Düzensiz göçmenler üzerinden fırtınalar kopartılıp, pogromlar kışkırtılırken eşit vatandaşlık ikna edici bir biçimde savunulabilir mi? Kesinlikle evet. Bir taraftan AKP’nin mültecileri emperyalizmle pazarlık kozu olarak kullanan ikiyüzlü göçmen siyaseti deşifre edilirken bu topraklarda yaşayan herkesin temek sosyal ve ekonomik haklarını güvence altına alacak bir söylemi ve mücadeleyi üretmek yükseltilmek istenen göçmen düşmanlığını da boşa düşürecektir.

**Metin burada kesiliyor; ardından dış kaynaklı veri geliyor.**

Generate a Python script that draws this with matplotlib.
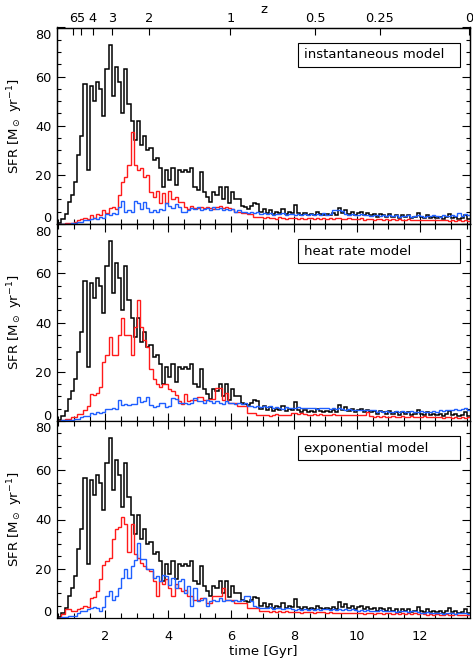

Göçün sorumlusu göçmenler değil Afganistan’da, Irak’ta, Suriye’de olduğu gibi emperyalist müdahalelerdir, gözü doymaz kar hırsının tetiklediği küresel eşitsizlikler ve ekolojik krizlerdir. İşçinin sınıfının çok daha kozmopolit bir karakter kazanması bu çağın koşullarında kaçınılmazdır. Bursa’da Suriyeli işçilerin Whatsapp grubu üzerinden gerçekleştirdikleri eylem sonrasında patronların yükselen işçi ücretlerinden şikâyet etmesine yol açan deneyimlerin sayısını artırmak, göçmenlerin asgari ücret altında çalıştırılmasına karşı ortak mücadeleyi yükseltmek hem AKP’yi hem de ırkçı yaygaracıları hesap vermeye zorlamanın en sağlıklı yoludur.
Şunun altını hiç bıkmadan çizmeliyiz faşizmin hegemonya kaybı zor aygıtının çözülmesi evresine varmadığı sürece tereyağından kıl çeker misali bir “demokratikleşme” ummak hayalciliktir. Dolayısıyla olası bir geleceğin siyasi görevleriyle anti-faşist mücadelenin görevlerini birbirine karıştırmamakta fayda vardır.
Ancak görünen köyün kılavuz istemediği durumlarla ilgili de plan, program ve eylem kapasitesine sahip olmak için kolları sıvamak gerekiyor.